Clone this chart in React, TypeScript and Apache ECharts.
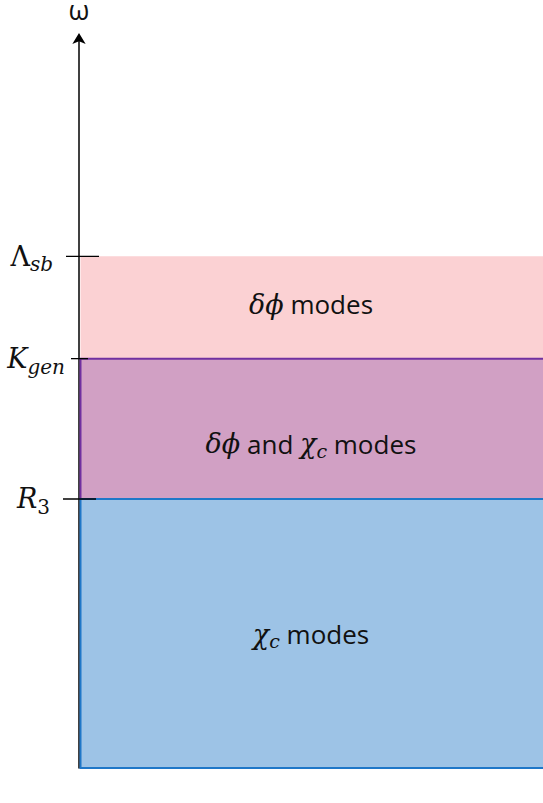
import React, { useEffect, useRef } from 'react';
import * as echarts from 'echarts';

// ---- data ----
const axisName = 'ω';
const bandLabels = ['{m|δϕ} modes', '{m|δϕ} and {m|χ}{s|c} modes', '{m|χ}{s|c} modes'];
const bandLow = [5.6, 3.68, 0];
const bandHigh = [7.0, 5.6, 3.68];
const boundaryValues = [7.0, 5.6, 3.68];
const boundaryLabels = ['{g|Λ}{sa|sb}', '{m|K}{s|gen}', '{m|R}{na|3}'];

// ---- styles ----
const bandFills = ['#FBD1D3', '#D1A0C4', '#9DC3E6'];
const bandStrokes = ['none', '#7030A0', '#1F77C8'];
const labelDy = [-3, 15, 1];
const tickLeft = [13, 8, 16];
const tickRight = [20, 9, 17];

const SERIF = '"DejaVu Serif", "Liberation Serif", serif';
const SANS = '"Open Sans", "Noto Sans", sans-serif';

const bandRich = {
  m: { fontFamily: SERIF, fontStyle: 'italic', fontSize: 27, color: '#111' },
  s: { fontFamily: SERIF, fontStyle: 'italic', fontSize: 19, color: '#111', padding: [14, 0, 0, 0] },
};

const axisRich = {
  g: { fontFamily: SERIF, fontSize: 27, color: '#111' },
  m: { fontFamily: SERIF, fontStyle: 'italic', fontSize: 27, color: '#111' },
  s: { fontFamily: SERIF, fontStyle: 'italic', fontSize: 20, color: '#111', padding: [16, 0, 0, 0] },
  sa: { fontFamily: SERIF, fontStyle: 'italic', fontSize: 20, color: '#111', padding: [16, 12, 0, 0] },
  na: { fontFamily: SERIF, fontSize: 20, color: '#111', padding: [16, 15, 0, 0] },
};

export default function App() {
  const ref = useRef<HTMLDivElement>(null);
  useEffect(() => {
    if (!ref.current) return;
    const chart = echarts.init(ref.current, undefined, { renderer: 'svg' });
    const data = bandLow.map((lo, i) => [lo, bandHigh[i], i]);
    chart.setOption({
      animation: false,
      grid: { left: 79, right: 0, top: 37, bottom: 35, containLabel: false, outerBoundsMode: 'none' },
      xAxis: { type: 'value', min: 0, max: 1, show: false },
      yAxis: {
        type: 'value',
        min: 0,
        max: 10,
        name: axisName,
        nameLocation: 'end',
        nameGap: 20,
        nameTextStyle: { fontFamily: SANS, fontSize: 27, lineHeight: 16, color: '#111' },
        splitLine: { show: false },
        axisTick: { show: false },
        axisLine: {
          show: true,
          symbol: ['none', 'arrow'],
          symbolSize: [10, 11],
          symbolOffset: [0, 4],
          lineStyle: { color: '#000', width: 1.5 },
        },
        axisLabel: {
          customValues: boundaryValues,
          margin: 14,
          formatter: (v: number) => {
            let best = 0;
            boundaryValues.forEach((b, i) => {
              if (Math.abs(b - v) < Math.abs(boundaryValues[best] - v)) best = i;
            });
            return boundaryLabels[best];
          },
          rich: axisRich,
        },
      },
      series: [
        {
          type: 'custom',
          data,
          renderItem: (params: any, api: any) => {
            const lo = api.value(0);
            const hi = api.value(1);
            const idx = api.value(2);
            const pTop = api.coord([0, hi]);
            const pBot = api.coord([1, lo]);
            const x0 = pTop[0];
            const right = pBot[0];
            const stroke = bandStrokes[idx];
            return {
              type: 'group',
              children: [
                {
                  type: 'rect',
                  shape: { x: x0 + 1.5, y: pTop[1], width: right - x0 + 10, height: pBot[1] - pTop[1] },
                  style: {
                    fill: bandFills[idx],
                    stroke: stroke === 'none' ? null : stroke,
                    lineWidth: 2,
                  },
                },
                {
                  type: 'line',
                  shape: { x1: x0 - tickLeft[idx], y1: pTop[1], x2: x0 + tickRight[idx], y2: pTop[1] },
                  style: { stroke: '#000', lineWidth: 1.3 },
                },
                {
                  type: 'text',
                  x: (x0 + right) / 2,
                  y: (pTop[1] + pBot[1]) / 2 + labelDy[idx],
                  style: {
                    text: bandLabels[idx],
                    align: 'center',
                    verticalAlign: 'middle',
                    fontFamily: SANS,
                    fontSize: 26,
                    fill: '#111',
                    rich: bandRich,
                  },
                },
              ],
            };
          },
        },
      ],
    });
    return () => chart.dispose();
  }, []);
  return (
    <div
      ref={ref}
      style={{ position: 'fixed', left: 0, top: 0, width: 543, height: 803, background: '#fff' }}
    />
  );
}
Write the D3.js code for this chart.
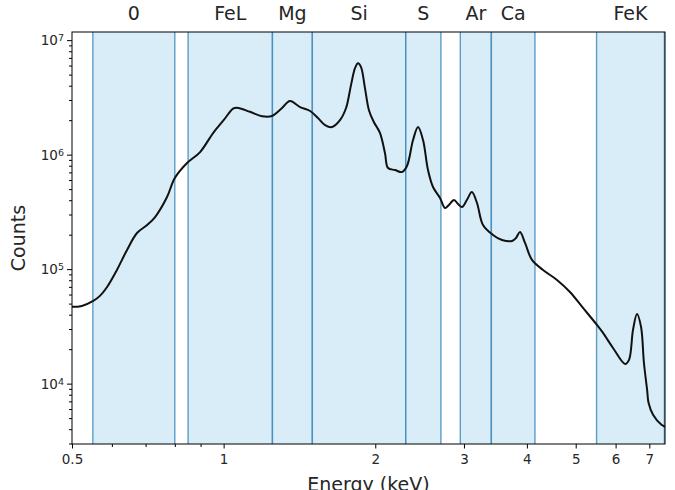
○ ○ ○ ○ ○ ○ ○
WHAT YOU ARE ASKED TO DO: Lines in the records that hold the word "this" are to be counted; give only the total.

EXERCISE OUTPUT: 2